■ Task prompt
Retype the opening lines of the listing below, ending with the line that contains "60, 90, 120]", and leave out any pictures.

■ Data segment
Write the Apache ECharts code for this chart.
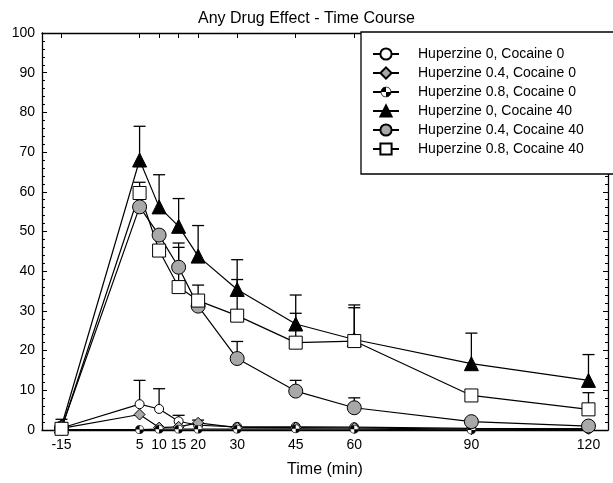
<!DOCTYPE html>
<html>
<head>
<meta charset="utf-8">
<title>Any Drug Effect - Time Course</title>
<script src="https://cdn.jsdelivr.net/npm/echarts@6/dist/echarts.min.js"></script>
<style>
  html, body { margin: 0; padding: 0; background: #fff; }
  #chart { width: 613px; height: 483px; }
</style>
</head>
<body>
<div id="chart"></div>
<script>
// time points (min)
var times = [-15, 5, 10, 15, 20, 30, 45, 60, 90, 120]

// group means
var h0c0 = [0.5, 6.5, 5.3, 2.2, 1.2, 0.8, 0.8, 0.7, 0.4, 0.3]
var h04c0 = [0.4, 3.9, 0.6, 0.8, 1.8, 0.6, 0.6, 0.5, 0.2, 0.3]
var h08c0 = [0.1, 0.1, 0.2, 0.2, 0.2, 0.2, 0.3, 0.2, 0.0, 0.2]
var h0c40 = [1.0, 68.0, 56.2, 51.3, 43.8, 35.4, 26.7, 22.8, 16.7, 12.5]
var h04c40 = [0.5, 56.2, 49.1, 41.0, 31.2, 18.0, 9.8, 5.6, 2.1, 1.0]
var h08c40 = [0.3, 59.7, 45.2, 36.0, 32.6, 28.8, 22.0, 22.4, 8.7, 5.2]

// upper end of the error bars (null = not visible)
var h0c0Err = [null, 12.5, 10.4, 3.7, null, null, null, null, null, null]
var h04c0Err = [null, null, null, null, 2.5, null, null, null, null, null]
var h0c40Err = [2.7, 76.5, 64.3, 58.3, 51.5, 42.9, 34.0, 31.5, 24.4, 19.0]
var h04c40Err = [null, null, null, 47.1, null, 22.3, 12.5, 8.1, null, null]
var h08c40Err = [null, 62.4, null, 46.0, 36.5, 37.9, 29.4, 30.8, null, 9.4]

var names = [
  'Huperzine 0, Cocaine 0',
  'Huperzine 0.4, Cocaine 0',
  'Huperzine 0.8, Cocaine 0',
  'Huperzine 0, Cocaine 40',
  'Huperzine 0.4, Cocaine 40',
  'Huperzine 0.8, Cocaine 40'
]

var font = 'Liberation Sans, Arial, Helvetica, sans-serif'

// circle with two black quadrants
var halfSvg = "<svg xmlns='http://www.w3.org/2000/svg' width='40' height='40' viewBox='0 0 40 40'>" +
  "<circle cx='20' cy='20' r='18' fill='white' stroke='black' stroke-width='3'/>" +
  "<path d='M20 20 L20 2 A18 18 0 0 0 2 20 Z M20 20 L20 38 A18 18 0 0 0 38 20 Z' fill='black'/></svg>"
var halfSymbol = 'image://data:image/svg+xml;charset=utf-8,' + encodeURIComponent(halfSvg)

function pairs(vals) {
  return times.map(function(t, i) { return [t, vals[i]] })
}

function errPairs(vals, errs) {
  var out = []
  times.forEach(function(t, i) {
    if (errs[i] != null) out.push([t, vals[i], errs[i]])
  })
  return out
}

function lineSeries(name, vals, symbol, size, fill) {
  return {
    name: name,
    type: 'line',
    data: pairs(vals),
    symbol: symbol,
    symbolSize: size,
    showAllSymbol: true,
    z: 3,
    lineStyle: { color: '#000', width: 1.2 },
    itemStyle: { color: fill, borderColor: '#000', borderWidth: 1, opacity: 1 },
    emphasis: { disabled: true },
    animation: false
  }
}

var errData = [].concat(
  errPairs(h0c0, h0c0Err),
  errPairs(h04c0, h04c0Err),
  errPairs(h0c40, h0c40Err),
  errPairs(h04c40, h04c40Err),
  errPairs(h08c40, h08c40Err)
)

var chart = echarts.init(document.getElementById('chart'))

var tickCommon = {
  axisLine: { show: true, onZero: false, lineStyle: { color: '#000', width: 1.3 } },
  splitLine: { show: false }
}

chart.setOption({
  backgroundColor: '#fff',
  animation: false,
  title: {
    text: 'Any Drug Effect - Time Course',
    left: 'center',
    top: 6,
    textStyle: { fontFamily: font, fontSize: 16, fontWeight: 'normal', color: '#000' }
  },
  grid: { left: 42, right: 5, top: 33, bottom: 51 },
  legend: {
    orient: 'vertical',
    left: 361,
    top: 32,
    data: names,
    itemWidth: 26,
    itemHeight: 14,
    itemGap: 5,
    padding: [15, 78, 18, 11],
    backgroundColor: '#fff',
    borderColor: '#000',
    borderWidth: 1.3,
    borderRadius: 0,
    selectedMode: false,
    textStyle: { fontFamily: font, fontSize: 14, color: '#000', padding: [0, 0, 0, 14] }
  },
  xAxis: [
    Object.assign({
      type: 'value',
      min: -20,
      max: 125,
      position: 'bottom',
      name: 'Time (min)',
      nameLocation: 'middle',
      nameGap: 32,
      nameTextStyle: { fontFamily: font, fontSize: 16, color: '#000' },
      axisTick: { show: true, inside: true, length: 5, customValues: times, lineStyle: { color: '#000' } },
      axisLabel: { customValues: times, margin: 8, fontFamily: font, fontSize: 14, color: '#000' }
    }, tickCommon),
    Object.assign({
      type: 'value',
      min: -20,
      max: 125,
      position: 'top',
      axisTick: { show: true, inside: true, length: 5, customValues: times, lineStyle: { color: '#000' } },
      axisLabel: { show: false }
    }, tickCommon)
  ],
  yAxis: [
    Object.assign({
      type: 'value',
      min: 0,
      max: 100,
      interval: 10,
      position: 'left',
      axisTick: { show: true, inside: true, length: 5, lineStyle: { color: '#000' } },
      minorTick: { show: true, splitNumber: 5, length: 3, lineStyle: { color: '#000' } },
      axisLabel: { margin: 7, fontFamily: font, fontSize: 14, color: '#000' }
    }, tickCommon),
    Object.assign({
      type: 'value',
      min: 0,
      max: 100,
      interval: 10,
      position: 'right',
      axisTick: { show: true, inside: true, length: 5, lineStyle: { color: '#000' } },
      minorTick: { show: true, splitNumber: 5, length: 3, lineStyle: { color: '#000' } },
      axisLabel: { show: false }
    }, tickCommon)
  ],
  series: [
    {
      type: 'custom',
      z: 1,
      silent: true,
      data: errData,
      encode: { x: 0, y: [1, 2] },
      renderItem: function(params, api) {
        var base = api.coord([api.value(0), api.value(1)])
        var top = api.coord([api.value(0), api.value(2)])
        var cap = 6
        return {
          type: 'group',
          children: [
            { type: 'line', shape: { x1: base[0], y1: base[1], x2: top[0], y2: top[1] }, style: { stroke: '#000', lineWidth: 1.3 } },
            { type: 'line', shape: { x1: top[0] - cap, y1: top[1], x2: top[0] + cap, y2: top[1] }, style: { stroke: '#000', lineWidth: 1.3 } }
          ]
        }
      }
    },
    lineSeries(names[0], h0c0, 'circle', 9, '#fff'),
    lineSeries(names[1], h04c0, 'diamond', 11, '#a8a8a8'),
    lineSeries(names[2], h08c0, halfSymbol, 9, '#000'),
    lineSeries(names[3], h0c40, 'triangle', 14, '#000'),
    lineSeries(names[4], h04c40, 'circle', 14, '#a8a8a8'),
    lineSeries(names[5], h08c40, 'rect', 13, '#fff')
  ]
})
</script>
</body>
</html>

■ Solution for this problem
Write the Apache ECharts code for this chart.
<!DOCTYPE html>
<html>
<head>
<meta charset="utf-8">
<title>Any Drug Effect - Time Course</title>
<script src="https://cdn.jsdelivr.net/npm/echarts@6/dist/echarts.min.js"></script>
<style>
  html, body { margin: 0; padding: 0; background: #fff; }
  #chart { width: 613px; height: 483px; }
</style>
</head>
<body>
<div id="chart"></div>
<script>
// time points (min)
var times = [-15, 5, 10, 15, 20, 30, 45, 60, 90, 120]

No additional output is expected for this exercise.